### What is expected
Look through the material below for "chart". Copy every line that contains it.

### Data extract
- - - -

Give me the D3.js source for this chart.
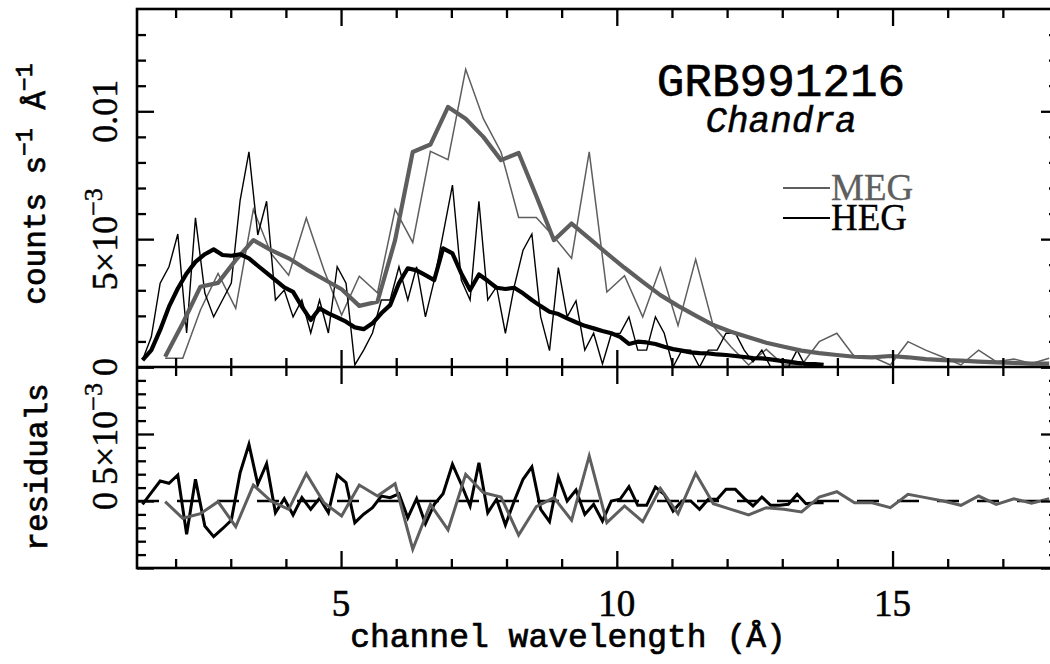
<!DOCTYPE html>
<html><head><meta charset="utf-8">
<script src="https://cdn.jsdelivr.net/npm/d3@7"></script>
<style>
body{margin:0;background:#fff}
svg{display:block}
.mono{font-family:"Liberation Mono",monospace;}
.serif{font-family:"Liberation Serif",serif;}
</style>
</head><body>
<svg id="chart" width="1050" height="664"></svg>
<script>
// ---------- data (flux and residuals in units of 1e-3 counts s^-1 Å^-1) ----------
const hegWave = [1.40,1.56,1.72,1.88,2.04,2.20,2.36,2.53,2.69,2.85,3.01,3.17,3.33,3.49,3.65,3.81,3.97,4.13,4.29,4.45,
  4.61,4.77,4.93,5.09,5.25,5.41,5.57,5.73,5.89,6.05,6.21,6.37,6.53,6.69,6.85,7.02,7.18,7.34,7.50,7.66,
  7.82,7.98,8.14,8.30,8.46,8.62,8.78,8.94,9.10,9.26,9.42,9.58,9.74,9.90,10.06,10.22,10.38,10.54,10.70,10.86,
  11.02,11.18,11.34,11.50,11.66,11.82,11.98,12.15,12.31,12.47,12.63,12.79,12.95,13.11,13.27,13.43,13.59,13.75];
const hegFlux = [0.27,1.18,3.28,3.92,5.20,1.33,5.83,2.89,1.96,2.62,3.28,6.52,8.41,5.16,6.48,2.62,3.01,1.96,2.62,1.33,
  2.62,1.33,3.92,3.28,0.08,0.66,1.33,2.62,2.62,3.92,2.62,3.92,1.96,3.40,5.20,7.11,3.40,2.62,6.48,2.62,
  3.14,1.32,3.14,4.57,5.20,1.96,0.64,3.89,1.96,2.59,0.66,1.32,0.12,1.29,1.32,1.96,0.66,0.66,1.96,1.32,
  0.00,0.66,0.66,0.00,0.66,0.66,1.32,1.32,0.66,0.20,0.66,0.00,0.00,0.00,0.66,0.00,0.00,0.00];
const hegModel = [0.27,0.66,1.45,2.36,3.07,3.66,4.11,4.41,4.60,4.38,4.35,4.41,4.25,3.96,3.68,3.40,3.11,2.94,2.36,1.84,
  2.29,2.10,1.94,1.77,1.55,1.48,1.71,2.10,2.42,3.28,3.86,3.78,3.59,3.40,4.64,4.44,3.66,3.01,3.62,3.37,
  3.10,3.05,3.10,2.88,2.62,2.38,2.16,2.07,1.90,1.75,1.61,1.51,1.41,1.32,1.18,0.90,0.99,0.96,0.90,0.79,
  0.70,0.64,0.57,0.54,0.53,0.49,0.47,0.43,0.39,0.35,0.34,0.30,0.25,0.21,0.16,0.12,0.11,0.08];
const hegResid = [-0.25,0.62,1.49,1.32,1.94,-2.49,1.62,-1.87,-2.66,-2.07,-1.44,2.11,4.23,1.25,2.78,-0.87,0.17,-1.04,0.25,-0.62,
  0.20,-0.87,1.94,1.37,-1.62,-0.99,-0.50,0.37,0.25,0.54,-1.25,0.17,-1.69,-0.25,0.54,2.74,1.25,-0.37,2.86,-0.87,
  0.13,-1.79,0.00,1.62,2.54,-0.62,-1.54,1.79,0.00,0.82,-1.00,-0.25,-1.49,0.00,0.13,1.07,-0.32,-0.32,1.04,0.50,
  -0.75,0.00,0.00,-0.62,0.13,0.13,0.87,0.87,0.20,-0.37,0.30,-0.32,-0.32,-0.25,0.50,-0.20,-0.13,-0.13];

const megWave = [1.81,2.13,2.45,2.77,3.09,3.41,3.73,4.05,4.37,4.69,5.01,5.33,5.66,5.98,6.30,6.62,6.94,7.26,7.58,7.90,
  8.22,8.54,8.86,9.18,9.50,9.82,10.14,10.47,10.79,11.11,11.43,11.75,12.07,12.39,12.71,13.03,13.35,13.67,13.99,14.31,
  14.63,14.96,15.28,15.60,15.92,16.24,16.56,16.88,17.20,17.52,17.84];
const megFlux = [0.34,0.34,2.23,3.66,2.29,6.16,4.44,3.59,5.83,3.79,2.03,3.55,2.90,6.16,4.87,8.43,8.11,11.64,9.71,8.41,
  5.85,5.85,5.09,4.25,8.41,2.93,3.57,1.96,3.88,1.62,4.21,1.60,0.79,0.08,0.69,0.08,0.08,0.99,1.32,0.40,
  0.40,0.08,0.99,0.66,0.38,0.08,0.66,0.21,0.31,0.14,0.34];
const megModel = [0.40,1.71,3.14,3.29,4.18,4.96,4.57,4.25,3.82,3.43,3.04,2.39,2.55,4.96,8.41,8.70,10.17,9.71,9.00,8.09,
  8.37,6.69,4.96,5.61,5.03,4.44,3.88,3.33,2.81,2.39,2.01,1.64,1.38,1.16,0.95,0.79,0.64,0.54,0.47,0.40,
  0.38,0.43,0.38,0.31,0.27,0.25,0.21,0.18,0.16,0.13,0.13];
const megResid = [-0.05,-1.29,-0.95,-0.05,-1.92,1.19,0.00,-0.62,2.04,-0.13,-1.12,1.19,0.37,1.29,-3.60,-0.25,-2.16,1.99,0.62,0.30,
  -2.54,-0.43,0.25,-1.44,3.36,-1.62,-0.37,-1.54,0.95,-0.95,2.07,-0.20,-0.62,-1.04,-0.50,-0.62,-0.82,0.30,0.69,-0.13,
  -0.13,-0.50,0.50,0.25,0.00,-0.32,0.37,-0.25,0.17,-0.17,0.17];

// ---------- ticks / labels ----------
const xMajorTicks = [5,10,15];
const xMinorTicks = [2,3,4,6,7,8,9,11,12,13,14,16,17];
const xTickLabels = ["5","10","15"];
const topMajorTicks = [0,5,10];
const topMinorTicks = [1,2,3,4,6,7,8,9,11,12,13];
const topTickBase = ["0","5×10","0.01"];
const topTickExp  = ["","−3",""];
const resMajorTicks = [-5,0,5,10];
const resMinorTicks = [-4,-3,-2,-1,1,2,3,4,6,7,8,9];
const resLabelTicks = [0,5];
const resTickBase = ["0","5×10"];
const resTickExp  = ["","−3"];
const seriesNames = ["MEG","HEG"];

// ---------- layout ----------
const L=137, R=1058, T=9, M=367, B=568;
const GRAY="#5e5e5e";
const svg=d3.select("#chart");
const x=d3.scaleLinear().domain([1.3,18]).range([L,R]);
const yTop=d3.scaleLinear().domain([0,14]).range([M,T]);
const yRes=d3.scaleLinear().domain([-5,10]).range([B,M]);

const defs=svg.append("defs");
defs.append("clipPath").attr("id","clipTop").append("rect").attr("x",L).attr("y",T).attr("width",R-L).attr("height",M-T);
defs.append("clipPath").attr("id","clipRes").append("rect").attr("x",L).attr("y",M).attr("width",R-L).attr("height",B-M);

function lineTop(wave){return d3.line().x((d,i)=>x(wave[i])).y(d=>yTop(d));}
function lineRes(wave){return d3.line().x((d,i)=>x(wave[i])).y(d=>yRes(d));}

// top panel curves
const gTop=svg.append("g").attr("clip-path","url(#clipTop)");
gTop.append("path").datum(megFlux).attr("d",lineTop(megWave)).attr("fill","none").attr("stroke",GRAY).attr("stroke-width",1.5);
gTop.append("path").datum(hegFlux).attr("d",lineTop(hegWave)).attr("fill","none").attr("stroke","#000").attr("stroke-width",1.4);
gTop.append("path").datum(megModel).attr("d",lineTop(megWave)).attr("fill","none").attr("stroke",GRAY).attr("stroke-width",4.2).attr("stroke-linejoin","round");
gTop.append("path").datum(hegModel).attr("d",lineTop(hegWave)).attr("fill","none").attr("stroke","#000").attr("stroke-width",4.2).attr("stroke-linejoin","round");

// residual panel
const gRes=svg.append("g").attr("clip-path","url(#clipRes)");
gRes.append("line").attr("x1",L).attr("x2",R).attr("y1",yRes(0)).attr("y2",yRes(0))
  .attr("stroke","#000").attr("stroke-width",2.4).attr("stroke-dasharray","22,18");
gRes.append("path").datum(hegResid).attr("d",lineRes(hegWave)).attr("fill","none").attr("stroke","#000").attr("stroke-width",3);
gRes.append("path").datum(megResid).attr("d",lineRes(megWave)).attr("fill","none").attr("stroke",GRAY).attr("stroke-width",3);

// ticks
function tickSet(axisFn, scale, values, size, tx, ty){
  const g=svg.append("g").attr("transform",`translate(${tx},${ty})`)
    .call(axisFn(scale).tickValues(values).tickSize(size).tickFormat(""));
  g.select(".domain").remove();
  g.selectAll(".tick line").attr("stroke","#000").attr("stroke-width",2.3);
}
const MAJ=-17, MIN=-9;
tickSet(d3.axisBottom,x,xMajorTicks,MAJ,0,M);
tickSet(d3.axisBottom,x,xMinorTicks,MIN,0,M);
tickSet(d3.axisTop,x,xMajorTicks,MAJ,0,T);
tickSet(d3.axisTop,x,xMinorTicks,MIN,0,T);
tickSet(d3.axisTop,x,xMajorTicks,MAJ,0,M);
tickSet(d3.axisTop,x,xMinorTicks,MIN,0,M);
tickSet(d3.axisBottom,x,xMajorTicks,MAJ,0,B);
tickSet(d3.axisBottom,x,xMinorTicks,MIN,0,B);
tickSet(d3.axisLeft,yTop,topMajorTicks,MAJ,L,0);
tickSet(d3.axisLeft,yTop,topMinorTicks,MIN,L,0);
tickSet(d3.axisRight,yTop,topMajorTicks,MAJ,R,0);
tickSet(d3.axisRight,yTop,topMinorTicks,MIN,R,0);
tickSet(d3.axisLeft,yRes,resMajorTicks,MAJ,L,0);
tickSet(d3.axisLeft,yRes,resMinorTicks,MIN,L,0);
tickSet(d3.axisRight,yRes,resMajorTicks,MAJ,R,0);
tickSet(d3.axisRight,yRes,resMinorTicks,MIN,R,0);

// frames
svg.append("rect").attr("x",L).attr("y",T).attr("width",R-L).attr("height",B-T)
  .attr("fill","none").attr("stroke","#000").attr("stroke-width",2.6);
svg.append("line").attr("x1",L).attr("x2",R).attr("y1",M).attr("y2",M).attr("stroke","#000").attr("stroke-width",2.6);

// x tick labels
svg.append("g").selectAll("text").data(xMajorTicks).join("text")
  .attr("class","serif").attr("x",d=>x(d)).attr("y",616).attr("text-anchor","middle")
  .attr("font-size",37).attr("fill","#000").attr("stroke","#000").attr("stroke-width",0.6)
  .text((d,i)=>xTickLabels[i]);

// y tick labels (rotated)
function yLabels(scale, ticks, base, exp){
  const g=svg.append("g").selectAll("text").data(ticks).join("text")
    .attr("class","serif").attr("transform",d=>`translate(117,${scale(d)}) rotate(-90)`)
    .attr("text-anchor","middle").attr("font-size",36).attr("fill","#000").attr("stroke","#000").attr("stroke-width",0.5);
  g.append("tspan").text((d,i)=>base[i]);
  g.append("tspan").attr("dy",-15).attr("font-size",26).text((d,i)=>exp[i]);
}
yLabels(yTop, topMajorTicks, topTickBase, topTickExp);
yLabels(yRes, resLabelTicks, resTickBase, resTickExp);

// axis titles
svg.append("text").attr("class","mono").attr("x",568).attr("y",647).attr("text-anchor","middle")
  .attr("font-size",33).attr("fill","#000").attr("stroke","#000").attr("stroke-width",0.7)
  .text("channel wavelength (Å)");
const yt=svg.append("text").attr("class","mono").attr("transform","translate(45,184) rotate(-90)")
  .attr("text-anchor","middle").attr("font-size",31).attr("fill","#000").attr("stroke","#000").attr("stroke-width",0.7);
yt.append("tspan").text("counts s");
yt.append("tspan").attr("dy",-13).attr("font-size",23).text("−1");
yt.append("tspan").attr("dy",13).text(" Å");
yt.append("tspan").attr("dy",-13).attr("font-size",23).text("−1");
svg.append("text").attr("class","mono").attr("transform","translate(47,467) rotate(-90)")
  .attr("text-anchor","middle").attr("font-size",31).attr("fill","#000").attr("stroke","#000").attr("stroke-width",0.7)
  .text("residuals");

// title
svg.append("text").attr("class","mono").attr("x",781).attr("y",96).attr("text-anchor","middle")
  .attr("font-size",46).attr("fill","#000").attr("stroke","#000").attr("stroke-width",0.6).text("GRB991216");
svg.append("text").attr("class","mono").attr("x",781).attr("y",132).attr("text-anchor","middle")
  .attr("font-size",36).attr("font-style","italic").attr("fill","#000").attr("stroke","#000").attr("stroke-width",0.5).text("Chandra");

// legend
const legColors=[GRAY,"#000"];
const lg=svg.append("g");
lg.selectAll("line").data(seriesNames).join("line")
  .attr("x1",783).attr("x2",830).attr("y1",(d,i)=>188+i*30).attr("y2",(d,i)=>188+i*30)
  .attr("stroke",(d,i)=>legColors[i]).attr("stroke-width",2);
lg.selectAll("text").data(seriesNames).join("text")
  .attr("class","serif").attr("x",831).attr("y",(d,i)=>200+i*30).attr("font-size",37)
  .attr("fill",(d,i)=>legColors[i]).attr("stroke",(d,i)=>legColors[i]).attr("stroke-width",0.3).text(d=>d);
</script>
</body></html>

- - - -

### Complete output
Give me the D3.js source for this chart.
<svg id="chart" width="1050" height="664"></svg>
const svg=d3.select("#chart");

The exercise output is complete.